FS#23856 - SASL should use /dev/urandom instead of /dev/random

Attached to Project: Arch Linux
Opened by Andreas Baumann (andreas_baumann) - Wednesday, 20 April 2011, 15:09 GMT
Last edited by Jan de Groot (JGC) - Wednesday, 03 August 2011, 20:50 GMT
Task Type Bug Report
Category Packages: Extra
Status Closed
Assigned To Jan de Groot (JGC)
Architecture All
Severity High
Priority Normal
Reported Version
Due in Version Undecided
Due Date Undecided
Percent Complete 100%
Votes 1
Private No


Description: SASL should use /dev/urandom instead of /dev/random

This task depends upon

Closed by  Jan de Groot (JGC)
Wednesday, 03 August 2011, 20:50 GMT
Reason for closing:  Implemented
Comment by Tom Gundersen (tomegun) - Friday, 22 April 2011, 15:40 GMT
I'm not the maintainer, but out of curiosity:

Why do you request the change? As far as I understand this would fix possible latency/timeout problems at the cost of weaker encryption, is this correct? If so, do we know that the weaker encryption is "good enough"? What are other distros doing, what does upstream think about the issue?
Comment by Andreas Baumann (andreas_baumann) - Saturday, 23 April 2011, 08:46 GMT
/dev/random is always secure as it stops returning data if it has too low entropy.
/dev/urandom guarantees not to block but can deliver less secure random data. Now
in SASL a random device is used for digest computation (as in CRAM MD5) and other
things. If you program a server doing authentication over SASL, the worst thing
which can possibly happen is that it stops during authentication (imagine sshd
would do that): you are open to DoSAs for login.

If you worry about security: /dev/urandom feeds actually on /dev/random for
it's entropy, so in normal situations they are equally safe. If you have a
hardware random number generator and are using for instance rngd, then the
hardware entropy is used to feed /dev/random's entropy pool.

This is a more general discussion I realize and maybe we should look at other
distributions and other packages (not only SASL) and what's the poilicy on
the usage of random number devices there.
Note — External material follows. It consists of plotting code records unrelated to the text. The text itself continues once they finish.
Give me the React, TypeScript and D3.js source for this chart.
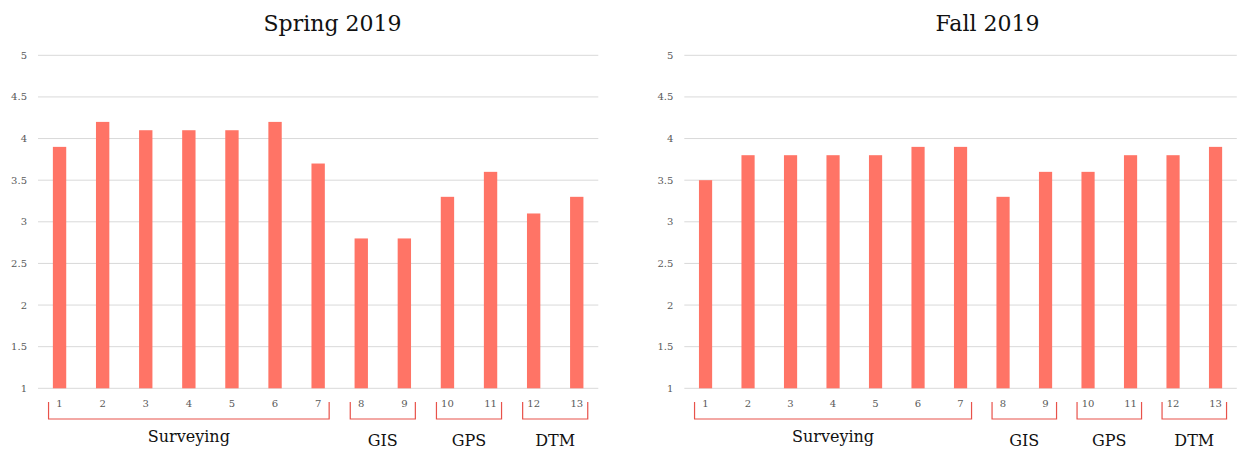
import React from 'react'
import { scaleBand, scaleLinear } from 'd3'

const categories = ['1', '2', '3', '4', '5', '6', '7', '8', '9', '10', '11', '12', '13']
const springValues = [3.9, 4.2, 4.1, 4.1, 4.1, 4.2, 3.7, 2.8, 2.8, 3.3, 3.6, 3.1, 3.3]
const fallValues = [3.5, 3.8, 3.8, 3.8, 3.8, 3.9, 3.9, 3.3, 3.6, 3.6, 3.8, 3.8, 3.9]
const yTicks = [1, 1.5, 2, 2.5, 3, 3.5, 4, 4.5, 5]
const groupNames = ['Surveying', 'GIS', 'GPS', 'DTM']
const groupStarts = ['1', '8', '10', '12']
const groupEnds = ['7', '9', '11', '13']

const FONT = '"DejaVu Serif", serif'
const BAR = '#ff7466'
const BRACKET = '#e8524a'

function Panel({ title, values, x0, x1, titleX }) {
	const x = scaleBand().domain(categories).range([x0, x1]).paddingInner(0.69).paddingOuter(0.345)
	const y = scaleLinear().domain([1, 5]).range([388.3, 55.3])

	return (
		<g>
			<text x={titleX} y={31} textAnchor="middle" fontSize={22} fontFamily={FONT} fill="#111">
				{title}
			</text>
			{yTicks.map((t) => (
				<g key={t}>
					<line x1={x0} x2={x1} y1={y(t)} y2={y(t)} stroke="#d9d9d9" strokeWidth={1} />
					<text x={x0 - 11} y={y(t)} dy="0.35em" textAnchor="end" fontSize={10} fontFamily={FONT} fill="#595959">
						{t}
					</text>
				</g>
			))}
			{values.map((v, i) => (
				<rect
					key={i}
					x={x(categories[i])}
					width={x.bandwidth()}
					y={y(v)}
					height={y(1) - y(v)}
					fill={BAR}
				/>
			))}
			{categories.map((c) => (
				<text
					key={c}
					x={x(c) + x.bandwidth() / 2}
					y={403.5}
					dy="0.35em"
					textAnchor="middle"
					fontSize={10}
					fontFamily={FONT}
					fill="#595959"
				>
					{c}
				</text>
			))}
			{groupNames.map((g, i) => {
				const a = x(groupStarts[i]) + x.bandwidth() / 2 - 11
				const b = x(groupEnds[i]) + x.bandwidth() / 2 + 11
				return (
					<g key={g}>
						<path
							d={`M${a},402 V419 H${b} V402`}
							fill="none"
							stroke={BRACKET}
							strokeWidth={1.2}
						/>
						<text
							x={(a + b) / 2}
							y={i === 0 ? 442 : 446}
							textAnchor="middle"
							fontSize={16}
							fontFamily={FONT}
							fill="#111"
						>
							{g}
						</text>
					</g>
				)
			})}
		</g>
	)
}

export default function App() {
	return (
		<svg width={1238} height={452} style={{ position: 'absolute', left: 0, top: 0, background: '#fff' }}>
			<Panel title="Spring 2019" values={springValues} x0={38} x1={598.3} titleX={332.5} />
			<Panel title="Fall 2019" values={fallValues} x0={684.3} x1={1236.8} titleX={987.5} />
		</svg>
	)
}
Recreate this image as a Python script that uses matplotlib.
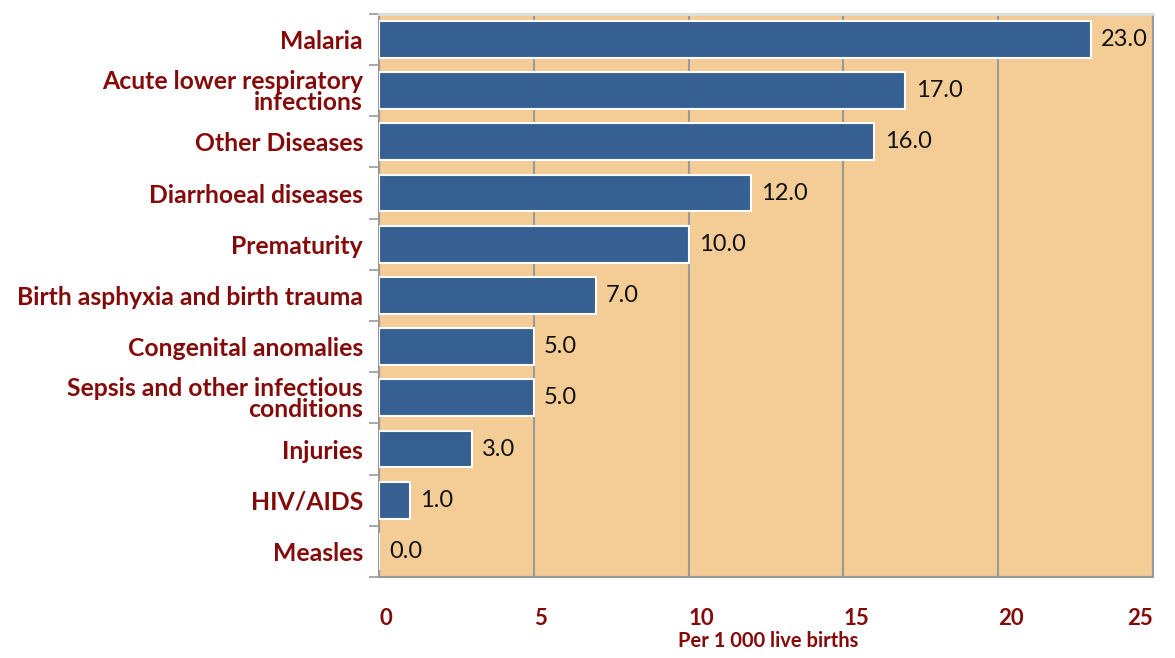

Comment by Andreas Baumann (andreas_baumann) - Saturday, 23 April 2011, 08:50 GMT
Addendum: /dev/random feeds on hardware events, mainly mouse moves and keyboard clicks
to produce entropy (also a little bit interrupts and disk activity). Now servers
rarely have somebody sitting in the rack moving around mouses and doing a lot
of tipping.. ;-)
Comment by Andreas Baumann (andreas_baumann) - Saturday, 23 April 2011, 08:52 GMT
See at discussions like the following one:


It's about outweighing two evils, which one is in which case the lesser evil.
Comment by Tom Gundersen (tomegun) - Saturday, 23 April 2011, 10:27 GMT
Thanks for the summary!

It sounds to me after reading the discussions that

1) /dev/random must be used when generating long-lastin keys/certificates (ssh-keygen, ++),
2) /dev/urandom must be used for things susceptible to a DoS attack,
3) things that are neither in 1, nor 2, should use /dev/urandom, and
4) things that are both in 1 and 2 are broken and need to be looked into...

Maybe we have a policy on this already that I have not seen?
Comment by Jan de Groot (JGC) - Saturday, 23 April 2011, 10:55 GMT
/dev/urandom should be used for SASL. I faced this problem once on debian when we had setup a Cyrus Murder setup. Authentication between backend and frontend would always hang for several minutes after the box had rebooted because of an empty random entropy pool.